Yani kelâmcılar sıfatları inkâr etmez, ama te’vil ederler. Bu, inkâr değil farklı bir usûldur.


O halde sıfatı inkâr eden kelâmcılar, neden tekfir edilmiyor?
Çünkü kelâmcılar sıfatları inkâr etmiyor, sadece akidevi çerçevede anlamını tevil, farklı yorum getiriyorlar. Aradaki fark çok önemlidir:
Bir kişi “Allah’ın sıfatı yoktur” derse bu küfür olabilir.

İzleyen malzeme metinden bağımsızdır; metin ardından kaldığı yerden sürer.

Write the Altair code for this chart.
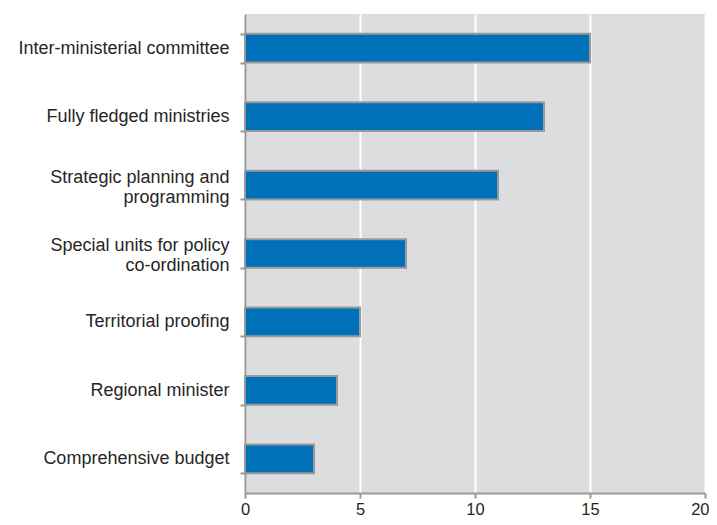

Ama bir kişi “Bu sıfat mecazîdir, teşbih olmaması için böyle anlamalıyız” derse bu hatalı da olsa itikadî bir ihtilaftır, küfür değildir.


Kelâmcılar teşbih ve cisim isnadından kaçınmak için tenzihî bir yöntem benimserler. Yani Allah’ı yaratılmışlara benzetmemek adına, lafzî anlamdan uzaklaşarak mecazî anlama yönelirler. Eş’arî ve Mâturîdî kelâmcılar, asırlardır Ehli Sünnet içinde sayılmıştır. Onlar, Allah’ın birliğini, kudretini ve aşkınlığını savunmak amacıyla bu yöntemi bid'at şekilde geliştirmişlerdir. Niyetleri tahrif değil, tenzihtir.